İHSAN YILMAZ
ihsan.yilmaz@todayszaman.com
When I saw a Bediüzzaman Said Nursi book for the first time in my life, I was a teenager. The first thing I did was to go to my state school’s library and to try to find out who this man was. Was he a good guy or a bad guy? The encyclopedia that I read was unequivocally clear about the man: He was a Kurdist, nationalist villain. Nevertheless, maybe with an adolescent feeling of protest or the knowledge of what the repressively secularist Kemalists have done to practicing Muslims, I decided to read the Nursi book. I thank God with every bone in my body that I made this decision.
In the beginning, my head was full of question marks. I am now ashamed to confess it but before I read the book, despite my cognitive resistance to the Kemalist propaganda, I was still under its negative influence, especially about Nursi’s Kurdish ethnicity. Since every Turk is by default a Turkish nationalist in Turkey because of the education we get, his Kurdishness bothered me a little.
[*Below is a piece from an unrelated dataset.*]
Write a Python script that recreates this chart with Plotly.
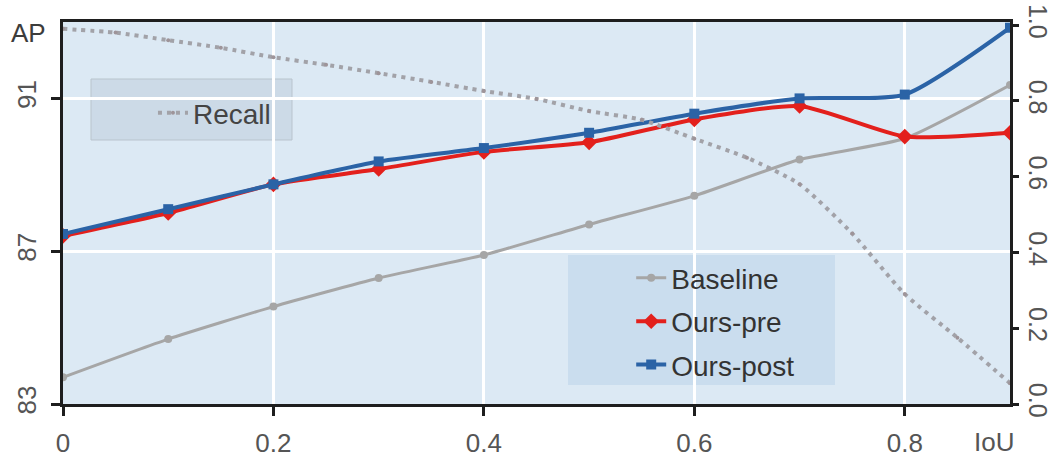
import plotly.graph_objects as go

iou = [0.0, 0.1, 0.2, 0.3, 0.4, 0.5, 0.6, 0.7, 0.8, 0.9]
baseline = [83.7, 84.7, 85.55, 86.3, 86.9, 87.7, 88.45, 89.4, 89.95, 91.35]
ours_pre = [87.4, 88.0, 88.75, 89.15, 89.6, 89.85, 90.45, 90.8, 90.0, 90.1]
ours_post = [87.45, 88.1, 88.75, 89.35, 89.7, 90.1, 90.6, 91.0, 91.1, 92.85]

recall_x = [0.0, 0.05, 0.1, 0.15, 0.2, 0.25, 0.3, 0.35, 0.4, 0.45, 0.5, 0.55,
            0.6, 0.65, 0.7, 0.75, 0.8, 0.85, 0.9]
recall = [0.99, 0.98, 0.96, 0.94, 0.915, 0.895, 0.873, 0.85, 0.826, 0.805, 0.773,
          0.75, 0.70, 0.65, 0.58, 0.45, 0.29, 0.175, 0.055]

x_ticks = [0.0, 0.2, 0.4, 0.6, 0.8]
x_ticktext = ["0", "0.2", "0.4", "0.6", "0.8"]
ap_ticks = [83, 87, 91]
recall_ticks = [0.0, 0.2, 0.4, 0.6, 0.8, 1.0]

FONT = "Liberation Sans, Arial, sans-serif"
TICK_COLOR = "#555555"

fig = go.Figure()

fig.add_trace(go.Scatter(
    x=recall_x, y=recall, yaxis="y2", name="Recall", legend="legend2",
    mode="lines+markers",
    line=dict(color="#a2a2a8", width=4, dash="4px,5px", shape="spline", smoothing=0.6),
    marker=dict(color="#9e9499", size=4),
))
fig.add_trace(go.Scatter(
    x=iou, y=baseline, name="Baseline", legendgroup="b",
    mode="lines+markers",
    line=dict(color="#a6a6a6", width=3, shape="spline", smoothing=0.5),
    marker=dict(color="#a6a6a6", size=8, symbol="circle"),
))
fig.add_trace(go.Scatter(
    x=iou, y=ours_pre, name="Ours-pre", legendgroup="r",
    mode="lines+markers",
    line=dict(color="#e3201c", width=4, shape="spline", smoothing=0.6),
    marker=dict(color="#e3201c", size=12, symbol="diamond"),
))
fig.add_trace(go.Scatter(
    x=iou, y=ours_post, name="Ours-post", legendgroup="p",
    mode="lines+markers",
    line=dict(color="#2b63a6", width=4, shape="spline", smoothing=0.6),
    marker=dict(color="#2b63a6", size=10, symbol="square"),
))

axis_line = dict(showline=True, linecolor="#1e1e1e", linewidth=2.5, automargin=False)

fig.update_layout(
    width=1053, height=457,
    margin=dict(l=63, r=43, t=22, b=53),
    paper_bgcolor="white",
    plot_bgcolor="#dce9f4",
    font=dict(family=FONT, size=26, color=TICK_COLOR),
    xaxis=dict(
        range=[0, 0.9], tickvals=x_ticks, ticktext=x_ticktext,
        ticks="outside", ticklen=9, tickwidth=2.5, tickcolor="#1e1e1e",
        showgrid=True, gridcolor="white", gridwidth=3,
        mirror=True, zeroline=False, ticklabelstandoff=5, **axis_line,
        tickfont=dict(size=26, color=TICK_COLOR),
    ),
    yaxis=dict(
        range=[83, 93], tickvals=ap_ticks, tickangle=-90,
        ticks="outside", ticklen=9, tickwidth=2.5, tickcolor="#1e1e1e",
        showgrid=True, gridcolor="white", gridwidth=3, zeroline=False,
        ticklabelstandoff=5,
        **axis_line, tickfont=dict(size=26, color=TICK_COLOR),
    ),
    yaxis2=dict(
        range=[0, 1.008], tickvals=recall_ticks, tickformat=".1f", tickangle=90,
        overlaying="y", side="right",
        ticks="outside", ticklen=6, tickwidth=2.5, tickcolor="#1e1e1e",
        showgrid=False, zeroline=False, ticklabelstandoff=0, **axis_line,
        tickfont=dict(size=25, color=TICK_COLOR),
    ),
    legend=dict(
        x=0.6, y=0.395, xanchor="left", yanchor="top",
        bgcolor="rgba(0,0,0,0)", borderwidth=0,
        font=dict(size=28, color="#333333"),
        tracegroupgap=4, itemwidth=30,
    ),
    legend2=dict(
        x=0.095, y=0.827, xanchor="left", yanchor="top",
        bgcolor="rgba(0,0,0,0)", borderwidth=0,
        font=dict(size=28, color="#444444"),
    ),
    shapes=[
        dict(type="rect", xref="paper", yref="paper", layer="between",
             x0=(568 - 63) / 947, x1=(835 - 63) / 947,
             y0=(404 - 385) / 382, y1=(404 - 255) / 382,
             fillcolor="rgba(170,200,225,0.35)", line=dict(width=0)),
        dict(type="rect", xref="paper", yref="paper", layer="between",
             x0=(91 - 63) / 947, x1=(292 - 63) / 947,
             y0=(404 - 140) / 382, y1=(404 - 79) / 382,
             fillcolor="rgba(185,200,215,0.45)", line=dict(color="#b9c4cd", width=1)),
    ],
    annotations=[
        dict(text="AP", xref="paper", yref="paper", x=(28 - 63) / 947, y=(404 - 33) / 382,
             showarrow=False, xanchor="center", yanchor="middle",
             font=dict(size=26, color="#3c3c3c")),
        dict(text="IoU", xref="paper", yref="paper", x=(994 - 63) / 947, y=(404 - 442) / 382,
             showarrow=False, xanchor="center", yanchor="middle",
             font=dict(size=26, color=TICK_COLOR)),
    ],
)

fig.write_html("out.html", config={"displayModeBar": False},
               post_script="document.body.style.margin='0';")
I was told last week that my brother’s 5-year-old son, who goes kindergarten, told his Kurdish mother, while bursting into tears, that he missed Atatürk a lot and he wanted to visit him as soon as possible. My 4-year-son is no different. He tries to convince me that we had nothing and Atatürk gave us everything. Never underestimate the power of education. Similarly, despite my alternative, anti-hegemonic reading list, I was under the toxic influence of my state-given education. To cut a long story short, when I read the book, I had not only started intellectually admiring this clever and wise man but also loved him because of his prose, which was full of life and sincerity. No wonder, he was called Bediüzzaman (The Wonder of the Age) by the Ottoman Islamic scholars.
A few days ago, the minutes of Kurdistan Workers’ Party (PKK) leader Abdullah Öcalan’s private meeting with the three Peace and Democracy Party (BDP) members who visited him in prison was leaked to the White Turk newspaper Milliyet, which enthusiastically published it. Yes, it is journalism. I do not deny it. I would also publish it. Yet, the same Milliyet has not published many authentic official documents about the Ergenekon coup attempts in this country. You do not have to be a political scientist or an expert on Turkish politics to know that some Kurdish nationalist BDP politicians and some PKK leaders in both Kandil and Europe do not want a settlement. They want an independent Kurdish state. The White Turk nationalist deep state elements in the army and in the National Intelligence Organization (MİT) also do not want the armed conflict to be resolved for different reasons. Add to this, some nostalgic leftists who would love to see a Kurdish Che Guevara with a Kurdish state.
Anyway, what interests me here is that Öcalan claimed that Nursi was born in a former Armenian village. My first response was: so what? Let us assume that what Öcalan said is correct and Nursi is of Armenian descent and not, as is widely believed, an ethnic Kurd descending from our Prophet (PBUH). What is the difference? Is he still not the man who wrote his magnum opus “Letters of Light,” which is maybe the greatest Islamic work in the last a few hundred years? Most importantly, is he still not the same man, as witnessed not only by his thousands of close friends but also his staunch enemies, who lived an extraordinarily and monumentally pious life for eight decades?
Now, what bothers me is this: When I responded with “so what” on Twitter to Öcalan’s silly, ignorant and also latently racist remarks, some practicing Muslim Turks who like and respect Nursi as much as I do became upset with me. They questioned why I was accepting that Nursi was an Armenian. I was not. But the problem is this: We are not able to look at any issue without looking through a nationalist lens. We may call it positive nationalism but we must see that maybe not in normal, ordinary, peaceful times but on critical occasions like this, we easily forget that Islam does not care about ethnicity or nationality. This attitude does not serve justice either.